Mostofizadeh Nichts. Wir kämpfen dafür, dass die Linken gar nicht erst in den Landtag kommen. Deren potenziellen Wählern machen wir selbst viel bessere Angebote. Ich kann mich nicht daran erinnern, dass die Linke hier in NRW je besonders erfolgreich Politik für sozial Schwache gemacht hätte. Unsere Perspektive ist auch nach der Landtagswahl klar Rot-Grün.
Also nichts mit der CDU in NRW 2017?
Mostofizadeh Dazu müsste die CDU stärker werden als die SPD. Das sehe ich nicht.
Und wenn doch?
Mostofizadeh Dann wird man sehen. Was die SPD darf, dürfen wir auch.
Dabei gibt es inzwischen doch ein paar Streitpunkte. Es heißt, SPD-Verkehrsminister Michael Groschek wolle mehr Flugverkehr in Düsseldorf zulassen. Ihre Meinung?
Mostofizadeh Für uns gilt der Angerlandvergleich und unser Credo, dass Lärmschutz Gesundheitsschutz ist. Wir sind deshalb gegen eine Kapazitätserweiterung, die deutlich mehr Fluglärm bedeuten würde. Ich glaube nicht, dass die bestehende Rechtslage noch mehr Flugverkehr am Flughafen Düsseldorf erlauben würde.
Auch beim Tariftreuegesetz knirscht es: Die SPD will das Gesetz deutlich entschlacken, die Grünen wollen erst einmal die Auswirkungen überprüfen.
Mostofizadeh Das sind doch Verfahrensdetails. Daraus kann man keinen Streit ableiten.
Beim Landesentwicklungsplan (LEP) gibt es starke Differenzen zwischen SPD und Grünen.
Mostofizadeh Natürlich muss über einzelne Bestimmungen geredet werden. Das tun wir auch. Ich warne aber davor, das anzuschärfen.
Die Wirtschaft will Platz für Betriebsausweitungen…
Mostofizadeh Das kann ich nachvollziehen. Aber das muss ja nicht unbedingt auf Kosten von Naturflächen geschehen. Hier kann man vieles auch über das Wiederaufarbeiten von Brachflächen erreichen. Von denen gibt es in NRW nämlich ziemlich viele.
In der SPD gab es Widerstand gegen die Verkleinerung von Garzweiler II. Ist das Thema gegessen?

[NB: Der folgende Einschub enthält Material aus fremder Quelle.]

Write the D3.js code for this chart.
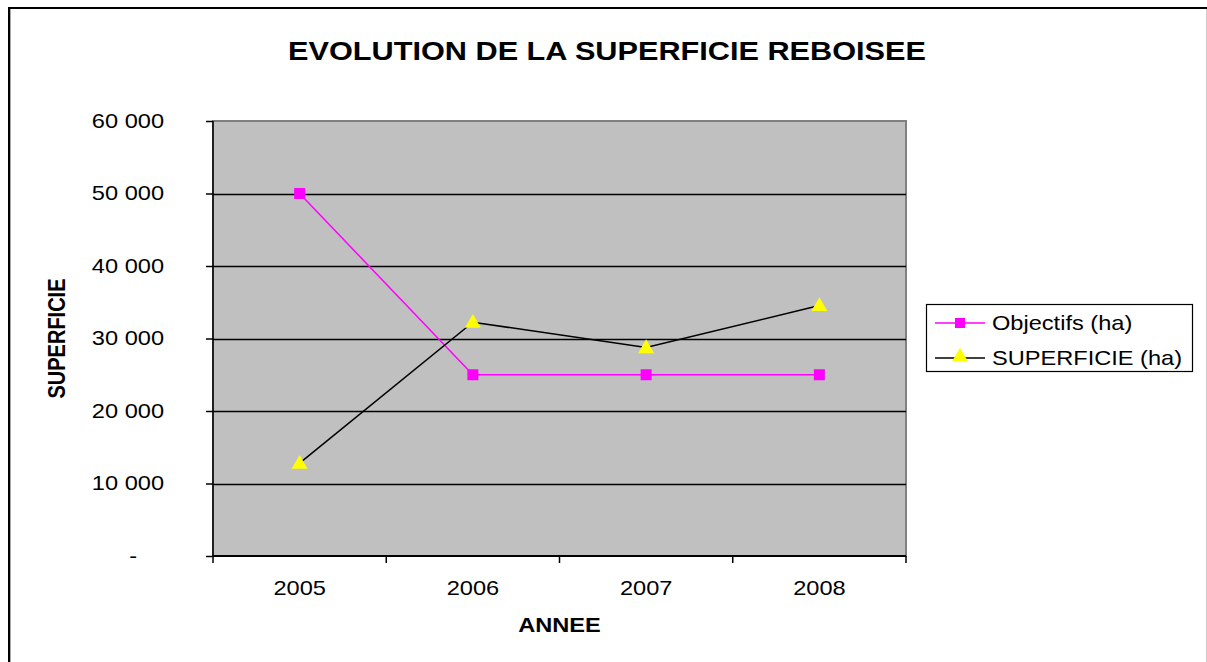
<!DOCTYPE html>
<html>
<head>
<meta charset="utf-8">
<script src="https://cdnjs.cloudflare.com/ajax/libs/d3/7.8.5/d3.min.js"></script>
<style>
  body { margin: 0; background: #fff; }
  text { font-family: "Liberation Sans", Arial, sans-serif; }
</style>
</head>
<body>
<svg id="chart" width="1207" height="662"></svg>
<script>
var years = ["2005", "2006", "2007", "2008"];
var objectifs = [50000, 25000, 25000, 25000];
var superficie = [12800, 32250, 28750, 34550];
var yTicks = [0, 10000, 20000, 30000, 40000, 50000, 60000];

// the original picture is widened a little, text too
var sx = 1.18;

var svg = d3.select("#chart"),
    margin = {top: 121, left: 213, bottom: 106, right: 301},
    width = +svg.attr("width"),
    height = +svg.attr("height");

// outer frame
svg.append("line").attr("x1", 8).attr("x2", 1207).attr("y1", 8).attr("y2", 8)
    .attr("stroke", "#000").attr("stroke-width", 2);
svg.append("line").attr("x1", 9).attr("x2", 9).attr("y1", 7).attr("y2", 662)
    .attr("stroke", "#000").attr("stroke-width", 2);
svg.append("line").attr("x1", 10.5).attr("x2", 10.5).attr("y1", 9).attr("y2", 662)
    .attr("stroke", "#aaa").attr("stroke-width", 1);
svg.append("line").attr("x1", 1206.5).attr("x2", 1206.5).attr("y1", 9).attr("y2", 662)
    .attr("stroke", "#ccc").attr("stroke-width", 1);

var x = d3.scaleBand()
    .domain(years)
    .range([margin.left, width - margin.right]);

var y = d3.scaleLinear()
    .domain([0, 60000])
    .range([height - margin.bottom, margin.top]);

// plot background
svg.append("rect")
    .attr("x", x.range()[0])
    .attr("y", y(60000))
    .attr("width", x.range()[1] - x.range()[0])
    .attr("height", y(0) - y(60000))
    .attr("fill", "#c0c0c0")
    .attr("stroke", "#808080")
    .attr("stroke-width", 2);

// gridlines
svg.append("g")
    .selectAll("line")
    .data(yTicks.slice(1, -1))
    .enter().append("line")
    .attr("x1", x.range()[0])
    .attr("x2", x.range()[1])
    .attr("y1", d => Math.round(y(d)) + 0.5)
    .attr("y2", d => Math.round(y(d)) + 0.5)
    .attr("stroke", "#000")
    .attr("stroke-width", 1.5);

var fmt = d => d === 0 ? "-" : d3.format(",")(d).replace(",", " ");

var yAxis = svg.append("g")
    .attr("transform", `translate(${x.range()[0]},0)`)
    .call(d3.axisLeft(y).tickValues(yTicks).tickSize(7).tickFormat(fmt));
yAxis.selectAll("text")
    .style("font-size", "20px").attr("fill", "#000")
    .attr("x", 0)
    .attr("transform", d => `translate(${d === 0 ? -76 : -49},0) scale(${sx},1)`);
yAxis.selectAll("line, path").attr("stroke", "#000").attr("stroke-width", 1.5);
yAxis.select(".domain").attr("d", `M0,${y(60000)}V${y(0)}`);

var xAxis = svg.append("g")
    .attr("transform", `translate(0,${y(0)})`)
    .call(d3.axisBottom(x).tickSize(0));
xAxis.selectAll("text")
    .style("font-size", "20px").attr("fill", "#000")
    .attr("y", 0).attr("dy", null)
    .attr("transform", `translate(0,39) scale(${sx},1)`);
xAxis.select(".domain").attr("stroke", "#000").attr("stroke-width", 2)
    .attr("d", `M${x.range()[0]},0H${x.range()[1]}`);
xAxis.selectAll(".boundary")
    .data(years.map(d => x(d)).concat([x.range()[1]]))
    .enter().append("line")
    .attr("x1", d => d).attr("x2", d => d)
    .attr("y1", 0).attr("y2", 7)
    .attr("stroke", "#000").attr("stroke-width", 1.5);

// titles
svg.append("text")
    .attr("transform", `translate(607,60) scale(${sx},1)`)
    .attr("text-anchor", "middle")
    .style("font-size", "26px").style("font-weight", "bold")
    .text("EVOLUTION DE LA SUPERFICIE REBOISEE");

svg.append("text")
    .attr("transform", `translate(${x(years[1]) + x.bandwidth()},632) scale(${sx},1)`)
    .attr("text-anchor", "middle")
    .style("font-size", "20px").style("font-weight", "bold")
    .text("ANNEE");

svg.append("text")
    .attr("transform", `translate(65,${(y(0) + y(60000)) / 2}) rotate(-90) scale(1,${sx})`)
    .attr("text-anchor", "middle")
    .style("font-size", "20px").style("font-weight", "bold")
    .text("SUPERFICIE");

var cx = d => x(d) + x.bandwidth() / 2;

var line = d3.line()
    .x((d, i) => cx(years[i]))
    .y(d => y(d));

svg.append("path")
    .datum(objectifs)
    .attr("d", line)
    .attr("fill", "none")
    .attr("stroke", "#ff00ff")
    .attr("stroke-width", 1.5);

svg.append("path")
    .datum(superficie)
    .attr("d", line)
    .attr("fill", "none")
    .attr("stroke", "#000")
    .attr("stroke-width", 1.5);

var tri = d3.symbol().type(d3.symbolTriangle).size(110);

svg.selectAll(".sq")
    .data(objectifs)
    .enter().append("rect")
    .attr("x", (d, i) => cx(years[i]) - 5.5)
    .attr("y", d => y(d) - 5.5)
    .attr("width", 11).attr("height", 11)
    .attr("fill", "#ff00ff");

svg.selectAll(".tri")
    .data(superficie)
    .enter().append("path")
    .attr("d", tri)
    .attr("transform", (d, i) => `translate(${cx(years[i])},${y(d) + 1})`)
    .attr("fill", "#ffff00");

// legend
var legend = svg.append("g").attr("transform", "translate(926,304)");
legend.append("rect")
    .attr("x", 0.5).attr("y", 0.5)
    .attr("width", 266).attr("height", 67)
    .attr("fill", "#fff").attr("stroke", "#000").attr("stroke-width", 1.2);

var items = [
    {name: "Objectifs (ha)", color: "#ff00ff", mark: "sq"},
    {name: "SUPERFICIE (ha)", color: "#000", mark: "tri"}
];

var li = legend.selectAll(".li")
    .data(items)
    .enter().append("g")
    .attr("transform", (d, i) => `translate(0,${19 + i * 35})`);

li.append("line")
    .attr("x1", 9).attr("x2", 59)
    .attr("stroke", d => d.color).attr("stroke-width", 1.5);

li.filter(d => d.mark === "sq").append("rect")
    .attr("x", 29).attr("y", -5).attr("width", 10).attr("height", 10)
    .attr("fill", "#ff00ff");

li.filter(d => d.mark === "tri").append("path")
    .attr("d", tri)
    .attr("transform", "translate(34,-1)")
    .attr("fill", "#ffff00");

li.append("text")
    .attr("transform", `translate(66,7) scale(${sx},1)`)
    .style("font-size", "20px")
    .text(d => d.name);
</script>
</body>
</html>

Mostofizadeh Ich kann nicht erkennen, dass es darüber eine neue Debatte gibt.
Thema Polizeireform: Die Grünen wollen durch Zusammenlegung von Verwaltungseinheiten sparen. Macht die SPD mit?
Mostofizadeh Klar ist doch, dass es bei der Polizei Sparpotenzial gibt. Ich finde nicht, dass jeder Schwertransporter von der Polizei begleitet werden muss. Und ich finde auch nicht, dass die Polizei kommen muss, wenn jemand einen Fußball durch eine Scheibe schießt. Dasselbe gilt für Verkehrsunfälle ohne Personenschaden. Die Polizei muss derzeit zu viele Aufgaben übernehmen, die durchaus von Anderen geleistet werden könnten.

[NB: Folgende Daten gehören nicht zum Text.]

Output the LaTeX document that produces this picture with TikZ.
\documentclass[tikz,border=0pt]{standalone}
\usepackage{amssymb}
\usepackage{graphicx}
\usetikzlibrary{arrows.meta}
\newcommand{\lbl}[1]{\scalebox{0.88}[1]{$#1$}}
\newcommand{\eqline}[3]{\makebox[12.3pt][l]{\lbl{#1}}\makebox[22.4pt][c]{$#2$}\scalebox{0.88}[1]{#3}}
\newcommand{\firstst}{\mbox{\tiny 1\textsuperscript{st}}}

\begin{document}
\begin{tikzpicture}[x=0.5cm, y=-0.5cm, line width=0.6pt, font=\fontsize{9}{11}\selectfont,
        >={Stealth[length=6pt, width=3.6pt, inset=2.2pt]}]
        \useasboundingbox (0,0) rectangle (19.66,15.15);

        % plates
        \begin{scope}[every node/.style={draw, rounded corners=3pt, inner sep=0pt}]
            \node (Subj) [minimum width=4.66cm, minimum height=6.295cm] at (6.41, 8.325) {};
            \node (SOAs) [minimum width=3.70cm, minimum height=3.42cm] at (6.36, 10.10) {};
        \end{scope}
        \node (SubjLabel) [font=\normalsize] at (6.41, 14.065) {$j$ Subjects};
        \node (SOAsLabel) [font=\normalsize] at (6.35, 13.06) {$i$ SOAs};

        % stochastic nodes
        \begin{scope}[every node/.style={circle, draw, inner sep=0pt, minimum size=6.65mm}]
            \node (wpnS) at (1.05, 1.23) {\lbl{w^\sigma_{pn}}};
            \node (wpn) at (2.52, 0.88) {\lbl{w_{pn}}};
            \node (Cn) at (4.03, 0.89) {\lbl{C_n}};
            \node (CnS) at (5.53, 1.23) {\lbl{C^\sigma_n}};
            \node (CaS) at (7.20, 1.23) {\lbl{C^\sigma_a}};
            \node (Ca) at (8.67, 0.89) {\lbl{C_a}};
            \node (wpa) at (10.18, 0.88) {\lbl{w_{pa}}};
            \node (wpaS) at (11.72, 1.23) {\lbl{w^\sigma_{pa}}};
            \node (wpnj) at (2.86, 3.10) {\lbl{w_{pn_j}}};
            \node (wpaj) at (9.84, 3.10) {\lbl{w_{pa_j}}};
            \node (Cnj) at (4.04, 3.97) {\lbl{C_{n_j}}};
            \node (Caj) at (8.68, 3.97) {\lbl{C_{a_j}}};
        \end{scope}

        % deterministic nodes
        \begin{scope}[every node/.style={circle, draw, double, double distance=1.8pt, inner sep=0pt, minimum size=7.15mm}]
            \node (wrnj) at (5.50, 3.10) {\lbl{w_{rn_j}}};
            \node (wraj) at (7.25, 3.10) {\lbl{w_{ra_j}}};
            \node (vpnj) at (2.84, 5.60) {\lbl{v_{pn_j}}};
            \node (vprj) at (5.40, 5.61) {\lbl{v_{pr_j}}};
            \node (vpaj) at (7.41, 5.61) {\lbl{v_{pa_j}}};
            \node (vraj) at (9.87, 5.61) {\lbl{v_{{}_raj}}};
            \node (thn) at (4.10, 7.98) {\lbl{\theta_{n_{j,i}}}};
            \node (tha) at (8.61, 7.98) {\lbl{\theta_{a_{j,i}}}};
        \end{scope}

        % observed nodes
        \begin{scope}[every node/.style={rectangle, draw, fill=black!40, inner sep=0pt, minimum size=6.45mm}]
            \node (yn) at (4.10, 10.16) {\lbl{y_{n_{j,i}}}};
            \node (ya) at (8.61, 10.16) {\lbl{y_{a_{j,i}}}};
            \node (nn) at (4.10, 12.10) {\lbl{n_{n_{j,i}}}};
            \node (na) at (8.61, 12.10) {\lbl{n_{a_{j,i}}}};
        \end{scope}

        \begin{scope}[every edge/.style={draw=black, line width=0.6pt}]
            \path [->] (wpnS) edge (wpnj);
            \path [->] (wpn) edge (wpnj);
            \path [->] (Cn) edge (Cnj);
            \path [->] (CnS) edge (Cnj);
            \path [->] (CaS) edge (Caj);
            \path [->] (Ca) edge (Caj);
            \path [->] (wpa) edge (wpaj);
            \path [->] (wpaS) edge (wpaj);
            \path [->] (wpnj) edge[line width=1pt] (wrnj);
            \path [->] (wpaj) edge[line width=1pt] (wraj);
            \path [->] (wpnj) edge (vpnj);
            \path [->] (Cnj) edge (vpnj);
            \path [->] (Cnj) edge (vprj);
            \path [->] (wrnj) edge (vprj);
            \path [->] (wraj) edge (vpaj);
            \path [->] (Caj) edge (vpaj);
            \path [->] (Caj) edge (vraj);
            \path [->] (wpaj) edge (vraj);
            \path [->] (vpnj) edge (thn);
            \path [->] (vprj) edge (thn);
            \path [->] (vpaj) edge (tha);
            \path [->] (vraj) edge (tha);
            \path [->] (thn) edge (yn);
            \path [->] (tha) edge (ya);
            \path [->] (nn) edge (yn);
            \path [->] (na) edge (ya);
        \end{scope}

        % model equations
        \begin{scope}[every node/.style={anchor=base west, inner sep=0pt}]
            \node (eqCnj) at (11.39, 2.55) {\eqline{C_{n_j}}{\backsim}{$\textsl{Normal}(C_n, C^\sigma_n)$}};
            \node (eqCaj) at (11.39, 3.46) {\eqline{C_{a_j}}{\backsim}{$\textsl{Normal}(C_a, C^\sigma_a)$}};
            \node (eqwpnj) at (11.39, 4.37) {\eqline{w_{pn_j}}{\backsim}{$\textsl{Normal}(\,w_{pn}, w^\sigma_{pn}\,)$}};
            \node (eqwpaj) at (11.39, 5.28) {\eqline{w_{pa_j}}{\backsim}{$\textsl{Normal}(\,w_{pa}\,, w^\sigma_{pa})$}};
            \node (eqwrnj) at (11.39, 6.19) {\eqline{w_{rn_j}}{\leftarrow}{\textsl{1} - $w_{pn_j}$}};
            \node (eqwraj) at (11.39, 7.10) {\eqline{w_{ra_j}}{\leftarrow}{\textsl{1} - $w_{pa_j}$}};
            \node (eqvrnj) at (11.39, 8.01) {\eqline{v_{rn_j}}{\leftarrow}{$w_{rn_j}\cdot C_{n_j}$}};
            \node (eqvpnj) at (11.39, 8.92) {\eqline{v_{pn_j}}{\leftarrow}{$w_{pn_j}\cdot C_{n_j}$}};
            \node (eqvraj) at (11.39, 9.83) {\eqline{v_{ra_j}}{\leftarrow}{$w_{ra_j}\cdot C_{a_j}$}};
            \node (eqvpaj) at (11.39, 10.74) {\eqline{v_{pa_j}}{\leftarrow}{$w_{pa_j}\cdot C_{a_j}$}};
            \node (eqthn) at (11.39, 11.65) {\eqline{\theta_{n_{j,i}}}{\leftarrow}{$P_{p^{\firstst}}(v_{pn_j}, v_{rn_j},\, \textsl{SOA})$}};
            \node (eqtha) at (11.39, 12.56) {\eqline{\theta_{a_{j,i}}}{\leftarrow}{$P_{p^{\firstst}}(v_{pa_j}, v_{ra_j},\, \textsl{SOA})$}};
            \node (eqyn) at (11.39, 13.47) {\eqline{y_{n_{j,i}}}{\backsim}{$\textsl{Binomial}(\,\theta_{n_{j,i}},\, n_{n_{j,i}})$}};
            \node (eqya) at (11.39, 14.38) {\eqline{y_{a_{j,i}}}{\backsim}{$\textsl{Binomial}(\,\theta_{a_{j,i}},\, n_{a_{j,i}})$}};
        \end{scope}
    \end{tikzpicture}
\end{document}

Wird Rot-Grün jetzt zulasten der Beamten und insbesondere der Pensionäre sparen?
Mostofizadeh Unser Ziel ist es, im Personalbereich160 Millionen Euro dauerhaft zu sparen. Aber natürlich werden wir die Ergebnisse der momentan laufenden Tarifverhandlungen abwarten.

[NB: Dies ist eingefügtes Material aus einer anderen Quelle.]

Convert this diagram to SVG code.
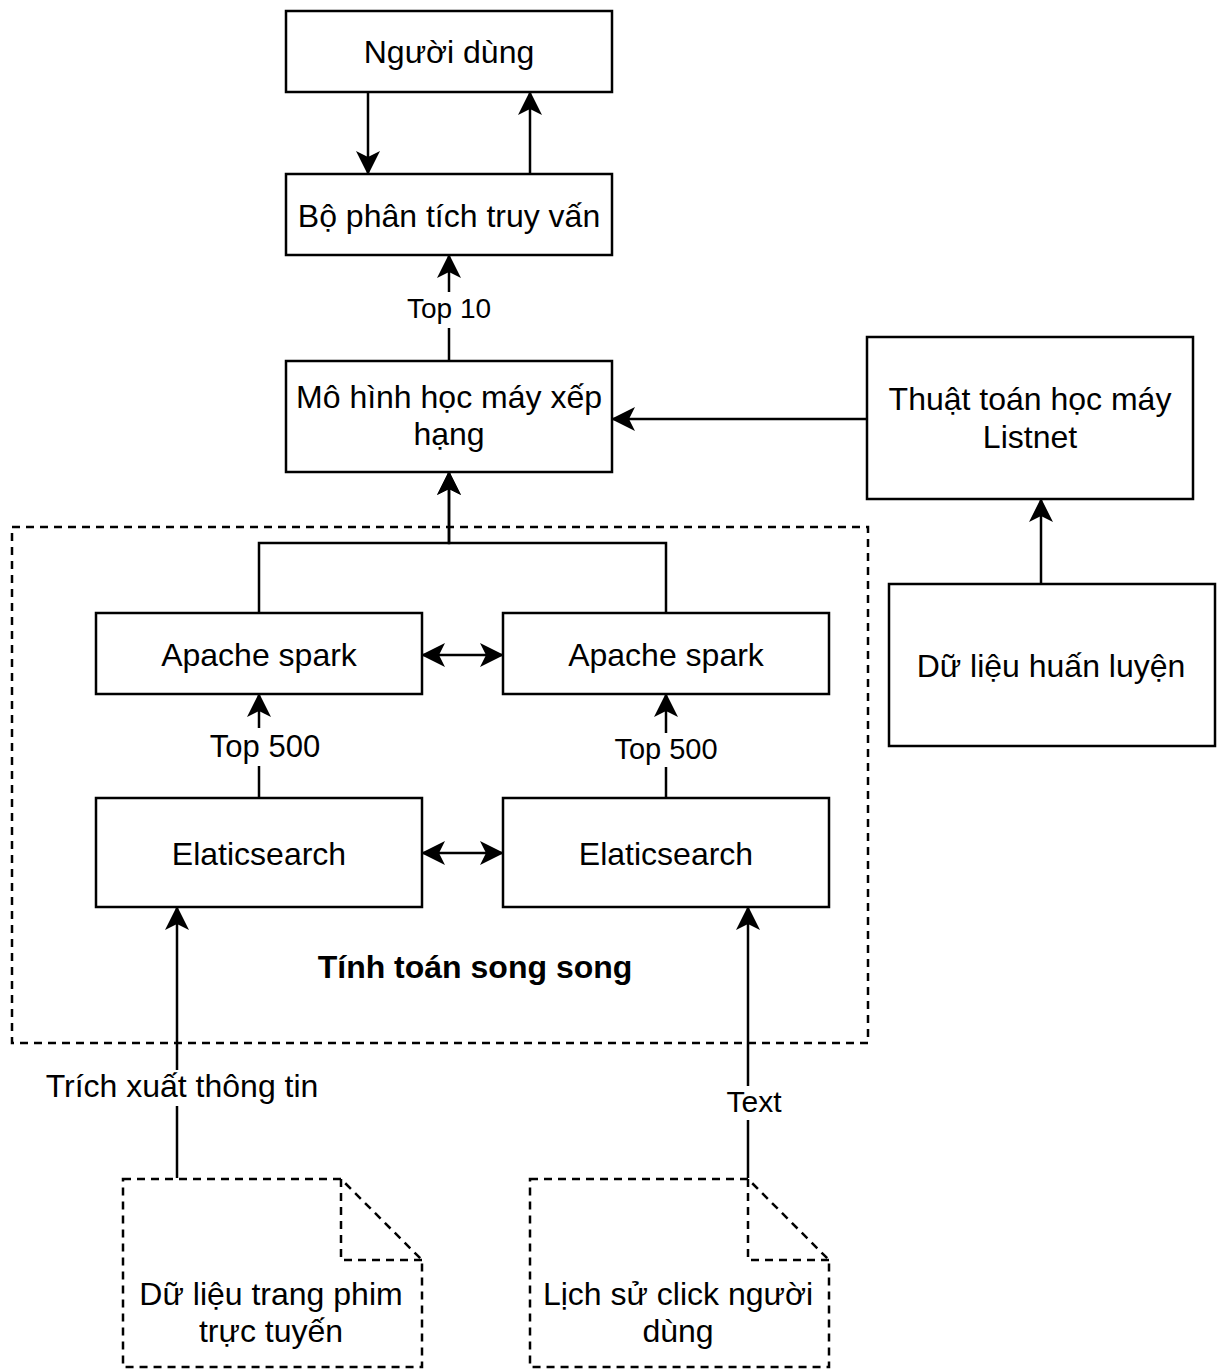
<svg xmlns="http://www.w3.org/2000/svg" width="1224" height="1369" viewBox="0 0 1224 1369">
<style>
.box{fill:#fff;stroke:#000;stroke-width:2.5}
.dash{fill:none;stroke:#000;stroke-width:2.5;stroke-dasharray:8 6}
.doc{fill:#fff;stroke:#000;stroke-width:2.5;stroke-dasharray:8 6}
.edge{fill:none;stroke:#000;stroke-width:2.5}
.arr{marker-end:url(#ah)}
.both{marker-start:url(#ah);marker-end:url(#ah)}
text{font-family:"Liberation Sans",Arial,Helvetica,sans-serif;font-size:32px;fill:#000;text-anchor:middle}
.lbl{font-size:30px}
.bg{fill:#fff;stroke:none}
</style>
<defs>
<marker id="ah" markerUnits="userSpaceOnUse" markerWidth="24" markerHeight="24" viewBox="0 0 24 24" refX="23" refY="12" orient="auto-start-reverse">
<path d="M0,0 L24,12 L0,24 L6,12 Z" fill="#000"/>
</marker>
</defs>
<rect width="1224" height="1369" fill="#fff"/>

<g id="group-parallel">
<rect class="dash" x="12" y="527" width="856" height="516"/>
<text x="475" y="978" font-weight="bold">Tính toán song song</text>
</g>

<g id="connectors">
<path class="edge arr" d="M368,92 L368,174"/>
<path class="edge arr" d="M530,174 L530,92"/>
<path class="edge arr" d="M449,361 L449,255"/>
<path class="edge arr" d="M867,419 L612,419"/>
<path class="edge arr" d="M1041,584 L1041,499"/>
<path class="edge arr" d="M259,613 L259,543 L449,543 L449,472"/>
<path class="edge arr" d="M666,613 L666,543 L449,543 L449,472"/>
<path class="edge both" d="M422,655 L503,655"/>
<path class="edge both" d="M422,853 L503,853"/>
<path class="edge arr" d="M259,798 L259,694"/>
<path class="edge arr" d="M666,798 L666,694"/>
<path class="edge arr" d="M177,1178 L177,907"/>
<path class="edge arr" d="M748,1178 L748,907"/>
<rect class="bg" x="403" y="292" width="92" height="36"/>
<text x="449" y="318" style="font-size:28px">Top 10</text>
<rect class="bg" x="206" y="728" width="117" height="38"/>
<text x="265" y="757" style="font-size:31px">Top 500</text>
<rect class="bg" x="612" y="733" width="109" height="34"/>
<text x="666" y="759" style="font-size:29px">Top 500</text>
<rect class="bg" x="43" y="1070" width="280" height="36"/>
<text x="182" y="1097">Trích xuất thông tin</text>
<rect class="bg" x="723" y="1086" width="63" height="34"/>
<text x="754" y="1112" class="lbl">Text</text>
</g>

<g id="node-nguoi-dung">
<rect class="box" x="286" y="11" width="326" height="81"/>
<text x="449" y="63">Người dùng</text>
</g>
<g id="node-bo-phan-tich">
<rect class="box" x="286" y="174" width="326" height="81"/>
<text x="449" y="227">Bộ phân tích truy vấn</text>
</g>
<g id="node-mo-hinh">
<rect class="box" x="286" y="361" width="326" height="111"/>
<text x="449" y="408">Mô hình học máy xếp</text>
<text x="449" y="445">hạng</text>
</g>
<g id="node-thuat-toan">
<rect class="box" x="867" y="337" width="326" height="162"/>
<text x="1030" y="410">Thuật toán học máy</text>
<text x="1030" y="448">Listnet</text>
</g>
<g id="node-du-lieu-huan-luyen">
<rect class="box" x="889" y="584" width="326" height="162"/>
<text x="1051" y="677">Dữ liệu huấn luyện</text>
</g>
<g id="node-spark-1">
<rect class="box" x="96" y="613" width="326" height="81"/>
<text x="259" y="666">Apache spark</text>
</g>
<g id="node-spark-2">
<rect class="box" x="503" y="613" width="326" height="81"/>
<text x="666" y="666">Apache spark</text>
</g>
<g id="node-elastic-1">
<rect class="box" x="96" y="798" width="326" height="109"/>
<text x="259" y="865">Elaticsearch</text>
</g>
<g id="node-elastic-2">
<rect class="box" x="503" y="798" width="326" height="109"/>
<text x="666" y="865">Elaticsearch</text>
</g>
<g id="node-doc-phim">
<path class="doc" d="M123,1179 L341,1179 L422,1260 L422,1367 L123,1367 Z"/>
<path class="dash" d="M341,1179 L341,1260 L422,1260"/>
<text x="271" y="1305">Dữ liệu trang phim</text>
<text x="271" y="1342">trực tuyến</text>
</g>
<g id="node-doc-click">
<path class="doc" d="M530,1179 L748,1179 L829,1260 L829,1367 L530,1367 Z"/>
<path class="dash" d="M748,1179 L748,1260 L829,1260"/>
<text x="678" y="1305">Lịch sử click người</text>
<text x="678" y="1342">dùng</text>
</g>
</svg>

Kann das Land die Schuldenbremse 2020 schaffen?
Mostofizadeh Ja, durchaus. Die Frage ist allerdings, ob das Land dann noch all seine Aufgaben erledigen kann.
Muss NRW eine eigene Schuldenbremse in der Landesverfassung festschreiben?
Mostofizadeh Ich habe nichts dagegen. Aber wir müssen aufpassen, dass wir die ohnehin schon strengen Vorgaben des Bundes dabei nicht noch weiter verschärfen. Der Bund kann seine Einnahmen selbst steuern, wir als Land können das nicht. Außerdem kann der Bund dem Land Aufgaben diktieren, umgekehrt geht das nicht. Und jetzt schreibt der Bund dem Land auch noch vor, dass es beim Erfüllen dieser Aufgaben keine Schulden mehr machen darf. Unter diesen Voraussetzungen ist die Einhaltung der Schuldenbremse für die Länder schon schwierig genug. Das sollten wir nicht ohne Not noch schwieriger machen.
Detlev Hüwel und Thomas Reisener führten das Gespräch.